While the path to becoming a successful real estate investor does come with its own set of bumps, there are steps you can take to ensure your best chances for success. With that in mind, Redfin reached out to us and other experts from Austin, TX, to Fairfax, VA, for our best real estate investing tips to help guide you on your investment journey.


View the recent Redfin article we were featured in here, 7 Real Estate Investing Tips for Aspiring Investors on Redfin’s page or view continue reading.


1. Don’t quit your day job just yet

Real estate investing is more complex than HGTV makes it look. Surround yourself with seasoned professionals who can help you make the right decisions to protect your investment returns. Keep your day job; it’s easier to get financing while working. Buy smart; you make money when you purchase real estate, not when you sell it. –America’s Mortgage Resource

2. Seek out professional advice to help guide your decisions

Don’t rely on others to tell you what a good investment is. You will need help along the way from lenders, agents, contractors, and many more people, but you are the one who decides what the right or wrong property for you is. Don’t let others who may not know about investing guide you down the wrong path with the wrong real estate investing tips. –Invest Four More

3. Keep your mortgage lender in the loop

Discuss the different down-payment percentages with your mortgage lender and how that impacts your interest rate. Often you can obtain lower rates for putting more money down. Using this real estate investing tip may drastically alter your monthly cash outlay on properties you acquire for investment purposes, making them more feasible. –Barton Creek Lending Group

4. Consider the monthly rent that you can charge

When looking at potential properties to purchase for an investment, the most important factor is to consider the monthly rent that can be charged and start from there.

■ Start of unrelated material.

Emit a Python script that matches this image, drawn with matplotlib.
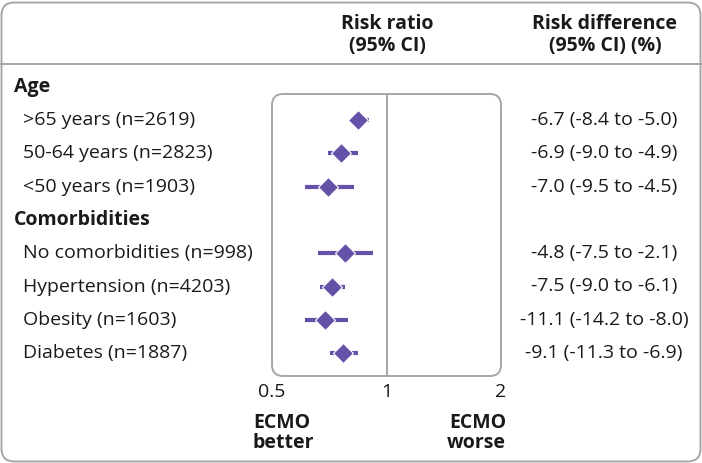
import matplotlib
matplotlib.use("Agg")
import matplotlib.pyplot as plt
import matplotlib.transforms as mtransforms
from matplotlib.patches import FancyBboxPatch
from matplotlib.lines import Line2D

# ---- data ----
groups = ["Age", "Comorbidities"]
row_labels = [">65 years (n=2619)", "50-64 years (n=2823)", "<50 years (n=1903)",
              "No comorbidities (n=998)", "Hypertension (n=4203)", "Obesity (n=1603)",
              "Diabetes (n=1887)"]
row_group = [0, 0, 0, 1, 1, 1, 1]
rr = [0.84, 0.76, 0.70, 0.78, 0.72, 0.69, 0.77]
rr_lo = [0.80, 0.70, 0.61, 0.66, 0.67, 0.61, 0.71]
rr_hi = [0.90, 0.84, 0.82, 0.92, 0.78, 0.79, 0.84]
rd_text = ["-6.7 (-8.4 to -5.0)", "-6.9 (-9.0 to -4.9)", "-7.0 (-9.5 to -4.5)",
           "-4.8 (-7.5 to -2.1)", "-7.5 (-9.0 to -6.1)", "-11.1 (-14.2 to -8.0)",
           "-9.1 (-11.3 to -6.9)"]
xticks = [0.5, 1, 2]
xtick_labels = ["0.5", "1", "2"]

PURPLE = "#6651a8"
GRAY = "#a6a6a6"
TXT = "#1a1a1a"
FONT = "Open Sans"
FS = 14

W, H = 702, 463
plt.rcParams["font.family"] = [FONT, "DejaVu Sans"]
fig = plt.figure(figsize=(W / 100, H / 100), dpi=100, facecolor="white")

def fx(px):
    return px / W

def fy(py):
    return 1 - py / H

# outer rounded frame
fig.patches.append(FancyBboxPatch((fx(1.5), fy(461.5)), fx(699), 459 / H,
                                  boxstyle="round,pad=0,rounding_size=%f" % fx(13),
                                  mutation_aspect=W / H, transform=fig.transFigure,
                                  facecolor="none", edgecolor=GRAY, lw=1.4, zorder=6))
# header separator
fig.lines.append(Line2D([0, 1], [fy(64), fy(64)], transform=fig.transFigure,
                        color=GRAY, lw=1.4, zorder=6))

# forest axes
ax_l, ax_r, ax_t, ax_b = 272, 501, 94, 376
ax = fig.add_axes([fx(ax_l), fy(ax_b), fx(ax_r - ax_l), (ax_b - ax_t) / H])
ax.set_xscale("log")
ax.set_xlim(0.5, 2)
ax.patch.set_alpha(0)
for s in ax.spines.values():
    s.set_visible(False)

# row positions: groups get a header row
ypos = []
group_y = []
k = -1
last_g = None
for g in row_group:
    if g != last_g:
        if last_g is not None:
            k += 1
            group_y.append(k)
        else:
            group_y.append(-1)
        last_g = g
    k += 1
    ypos.append(k)
# y pixel mapping: row 0 at 120 px, spacing 33.3 px
r0, sp = 120, 33.3
ax.set_ylim((ax_b - r0) / sp, (ax_t - r0) / sp)

ax.axvline(1, color=GRAY, lw=1.4, zorder=1)
ax.hlines(ypos, rr_lo, rr_hi, color=PURPLE, lw=3, zorder=2)
ax.plot(rr, ypos, ls="none", marker="D", ms=10, mfc=PURPLE, mec="white", mew=0.8, zorder=3)

ax.set_xticks(xticks)
ax.set_xticklabels(xtick_labels, fontsize=FS, color=TXT)
ax.minorticks_off()
ax.tick_params(axis="x", length=0, pad=5)
ax.set_yticks([])

# rounded box around plot
fig.patches.append(FancyBboxPatch((fx(ax_l), fy(ax_b)), fx(ax_r - ax_l), (ax_b - ax_t) / H,
                                  boxstyle="round,pad=0,rounding_size=%f" % fx(11),
                                  mutation_aspect=W / H, transform=fig.transFigure,
                                  facecolor="none", edgecolor=GRAY, lw=1.4, zorder=6))

# text in rows
tr = mtransforms.blended_transform_factory(fig.transFigure, ax.transData)
for gi, gname in enumerate(groups):
    fig.text(fx(14), group_y[gi], gname, transform=tr, fontsize=FS, fontweight="bold",
             color=TXT, va="center", ha="left")
for y, lab, rd in zip(ypos, row_labels, rd_text):
    fig.text(fx(23), y, lab, transform=tr, fontsize=FS, color=TXT, va="center", ha="left")
    fig.text(fx(604), y, rd, transform=tr, fontsize=FS, color=TXT, va="center", ha="center")

# headers
fig.text(fx(387), fy(35), "Risk ratio\n(95% CI)", fontsize=FS, fontweight="bold",
         color=TXT, ha="center", va="center", linespacing=1.15)
fig.text(fx(605), fy(35), "Risk difference\n(95% CI) (%)", fontsize=FS, fontweight="bold",
         color=TXT, ha="center", va="center", linespacing=1.15)

# direction labels
fig.text(fx(253), fy(433), "ECMO\nbetter", fontsize=FS, fontweight="bold", color=TXT,
         ha="left", va="center", linespacing=1.0)
fig.text(fx(506), fy(433), "ECMO\nworse", fontsize=FS, fontweight="bold", color=TXT,
         ha="right", va="center", linespacing=1.0, multialignment="right")

fig.savefig("out.png", dpi=100, facecolor="white")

If monthly cash flow is important, you can work with your lender to develop how much you will need to put down to get to your monthly break-even point. Keep in mind that you can also usually write off your expenses associated with the property on Schedule E (Form 1040 or 1040-SR) of your tax returns where rental income is recorded. These expenses can include advertising, auto and travel, cleaning and maintenance, commissions, insurance, mortgage interest, repairs, taxes, utilities, depreciation, and “other” expenses, such as HOA or condo dues. Although you might not have a positive monthly cash flow with just the collected rent, it’s possible that after the expenses are applied come tax time, you could break even or be cash flow positive.* –Intercoastal Mortgage Company

5. Know how to add value to your asset

Learn from others who have in-depth knowledge in the particular area you wish to invest in and avoid paying a hefty fee in the “dump tax,” from which many investors never recover. Remember, success is built brick-by-brick, not in one big leap. –Investment Realty Co.

6. Minimize the risks

Good property investment is about minimizing the risks. Ensuring we help reduce any potential vacancy and ongoing maintenance are the two major factors to watch when looking at buying investments. Buying well-located properties in great condition that have either been rehabbed or updated should minimize either of these two risks. This, coupled with great on-the-ground property management, makes for a wise investment that should give you a healthy return and see some growth in the years to come. –Global Investments Incorporated

7. Have an end goal in mind

Build a solid foundation through the vision of what you want your end goals to look like. Work backwards on where you want to be, immerse yourself, and find strategies outside of your current competition box. Not everything has to be uniform to how others are operating – work to find your niche, systematize it, scale it, and shoot for the moon. –KC Property Group

*Redfin and IRC do not provide legal, financial, or tax advice. This article is for informational purposes only, and is not a substitute for professional advice from a licensed attorney, financial advisor, or tax professional.